In particular, similar to the commission guidance, the draft guidelines emphasise that if the dominant undertaking is an 'unavoidable trading partner' for a significant part of the customer's demand, even a short-term exclusive dealing agreement is likely to result in anti-competitive foreclosure.

Rebate systems
The draft guidelines divide the rebate systems into:

  • single product rebate systems, which require the purchase of a certain product in order to receive the discount and are typically imposed for a pre-determined reference period (according to the draft guidelines, in cases where the single product rebate is not applied for a certain reference period, the board will analyse the rebate system using the criteria set for predatory pricing); and
  • multi product (package) rebate systems, which cover more than one type of product or market and are not deemed anti-competitive when competitors of the dominant undertaking are able to offer feasible alternative packages to the buyer.

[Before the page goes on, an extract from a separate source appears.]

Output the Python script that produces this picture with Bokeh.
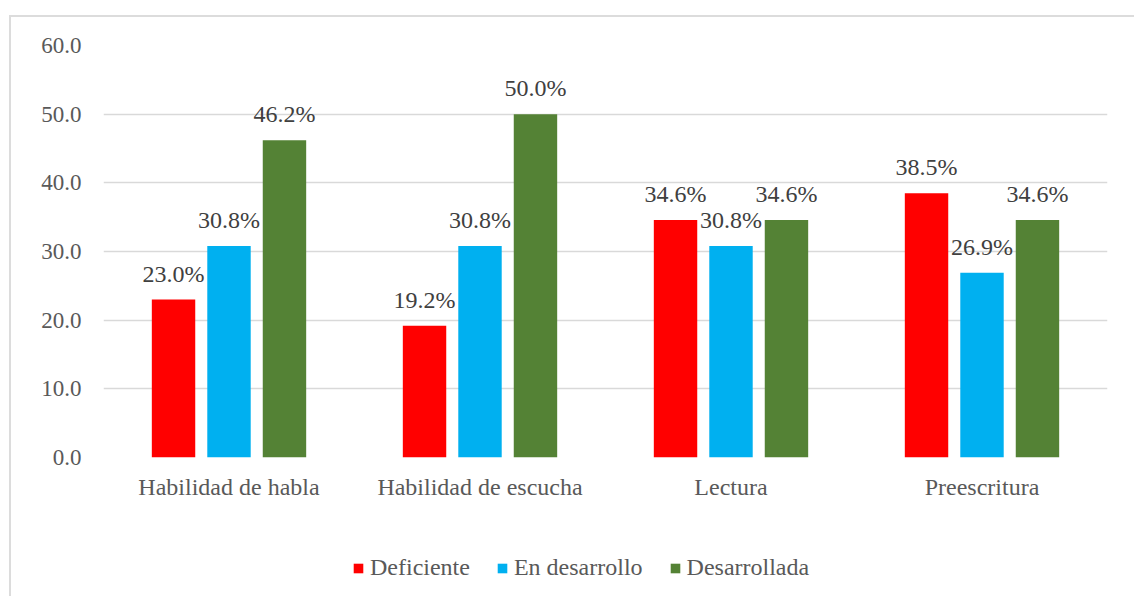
from bokeh.plotting import figure
from bokeh.layouts import column
from bokeh.models import (ColumnDataSource, FactorRange, FixedTicker, NumeralTickFormatter,
                          Legend, LegendItem, Range1d)
from bokeh.transform import dodge
from bokeh.core.properties import value
from bokeh.embed import file_html
from bokeh.resources import INLINE

categories = ["Habilidad de habla", "Habilidad de escucha", "Lectura", "Preescritura"]
series_names = ["Deficiente", "En desarrollo", "Desarrollada"]
deficiente = [23.0, 19.2, 34.6, 38.5]
en_desarrollo = [30.8, 30.8, 30.8, 26.9]
desarrollada = [46.2, 50.0, 34.6, 34.6]
y_ticks = [0, 10, 20, 30, 40, 50, 60]

colors = ["#FF0000", "#00B0F0", "#548235"]
offsets = [-0.221, 0.0, 0.221]
FONT = "Liberation Serif"

p = figure(x_range=FactorRange(*categories, range_padding=0), y_range=Range1d(0, 60),
           width=1134, height=540, output_backend="svg", toolbar_location=None,
           min_border_left=103, min_border_right=27, min_border_top=45, min_border_bottom=83)
p.outline_line_color = None
p.background_fill_color = "white"
p.border_fill_alpha = 0

p.xgrid.grid_line_color = None
p.ygrid.grid_line_color = "#d9d9d9"
p.ygrid.grid_line_width = 1.3
p.yaxis.ticker = FixedTicker(ticks=y_ticks)
p.yaxis.formatter = NumeralTickFormatter(format="0.0")
for ax in (p.xaxis, p.yaxis):
    ax.axis_line_color = None
    ax.major_tick_line_color = None
    ax.minor_tick_line_color = None
    ax.major_tick_out = 0
    ax.major_tick_in = 0
    ax.major_label_text_font = FONT
    ax.major_label_text_color = "#595959"
p.yaxis.major_label_text_font_size = "23px"
p.xaxis.major_label_text_font_size = "24px"
p.yaxis.major_label_standoff = 22
p.xaxis.major_label_standoff = 16

source = ColumnDataSource(dict(
    cat=categories,
    s0=deficiente, s1=en_desarrollo, s2=desarrollada,
    l0=[f"{v:.1f}%" for v in deficiente],
    l1=[f"{v:.1f}%" for v in en_desarrollo],
    l2=[f"{v:.1f}%" for v in desarrollada],
))

for i in range(3):
    p.vbar(x=dodge("cat", offsets[i], range=p.x_range), top=f"s{i}", width=0.173,
           source=source, color=colors[i], line_color=None)
    p.text(x=dodge("cat", offsets[i], range=p.x_range), y=f"s{i}", text=f"l{i}",
           source=source, text_align="center", text_baseline="middle", y_offset=-26,
           text_font=value(FONT), text_font_size="24px", text_color="#404040")

# legend strip below the chart (hidden renderers, used only for the legend swatches)
pl = figure(width=1134, height=56, output_backend="svg", toolbar_location=None,
            x_range=FactorRange(*categories, range_padding=0), y_range=Range1d(0, 60),
            min_border=0, min_border_left=0, min_border_right=0,
            min_border_top=0, min_border_bottom=0)
pl.axis.visible = False
pl.grid.visible = False
pl.outline_line_color = None
pl.background_fill_alpha = 0
pl.border_fill_alpha = 0
items = []
for i, name in enumerate(series_names):
    r = pl.vbar(x=dodge("cat", offsets[i], range=pl.x_range), top=f"s{i}", width=0.173,
                source=source, color=colors[i], line_color=None, visible=False)
    items.append(LegendItem(label=name, renderers=[r]))
legend = Legend(items=items, orientation="horizontal", location=(249, 15),
                glyph_width=12, glyph_height=12, label_standoff=6, spacing=26,
                padding=0, margin=0, border_line_color=None, background_fill_alpha=0,
                inactive_fill_alpha=0,
                label_text_font=FONT, label_text_font_size="24px", label_text_color="#595959",
                label_height=20)
pl.add_layout(legend)

layout = column(p, pl, spacing=0)
layout.styles = {
    "background-color": "white",
    "background-image": "linear-gradient(#dcdcdc,#dcdcdc), linear-gradient(#dcdcdc,#dcdcdc)",
    "background-size": "100% 2px, 2px 100%",
    "background-position": "9px 15px, 9px 15px",
    "background-repeat": "no-repeat",
}

open("out.html", "w").write(file_html(layout, INLINE))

The draft guidelines also touch on two alternative types of rebate system – retroactive rebates and incremental rebates. Retroactive rebates, as provided under the draft guidelines, are expected to result in anti-competitive foreclosure in cases where the rebate targets are personalised, particularly when the competitors of the dominant undertaking are not capable of competing on equal grounds for the totality of each customer's demand. This is also in line with the relevant sections of the commission guidance on rebate schemes.

Tying
According to the draft guidelines, in most cases tying aims at providing better products to customers in the most cost-effective way. When determining whether these practices are in violation of the law, the Competition Board (and the commission) will take account of whether:

  • the tying and tied products are distinct products; and
  • the tying practice is likely to lead to anti-competitive foreclosure.

Unlike under the commission guidance, bundling (another type of exclusionary conduct) is not referred in the draft guidelines.